I told them in the email about how one girl who was largely deaf, but with golden hair and big blue eyes was asked to stay.  Another girl, one of a twin, was asked to stay the last day.  Her other twin was more loud, "tomboyish" (in the most feminine sense of the word), and had darker hair and more makeup was left protesting.  She was told that she had to go home and finish school, while her mostly identical twin got showered with the honor of being asked to stay at HQ. (Her school was somehow able to be completed via distance at OakBrook)

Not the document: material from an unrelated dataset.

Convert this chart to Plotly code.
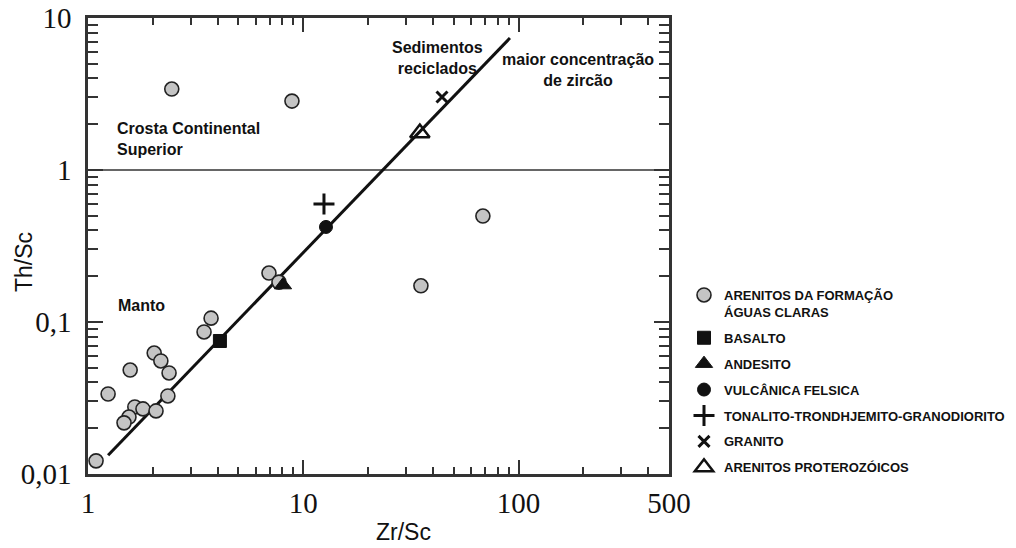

When I contacted my mother by phone (a twice-a-year-if-that-occurrence) a week or so after, I mentioned the email to her and she voiced extreme reticence to not only believe the accusations, but to see G's horrendous teachings for what they were.  She felt that the testimonies were hearsay and few and far between and did not compromise his lectures and seminars.
  She did not discount my story, but she apologized for putting such an expectation on a 19-year old.  I told her that I felt proud to be her emissary and was deeply disappointed that I was not able to help my family.  And then I told her something that nagged at me then like a mosquito bite and was obvious to me now: I KNEW that I WAS NOT THE REASON that there were problems in our family.  Yet I was made to feel responsible because of how G acted and the very pointed things he said, almost in those exact words, that I was.

Making children responsible for the sins of their families is heresy.  In fact, it is also abusive, cruel, and harmful to the children/adults themselves.
I think this is something that has yet to be fully addressed by places that focus more on g's theology.  But I know that it has been a constant thread for those of us with family.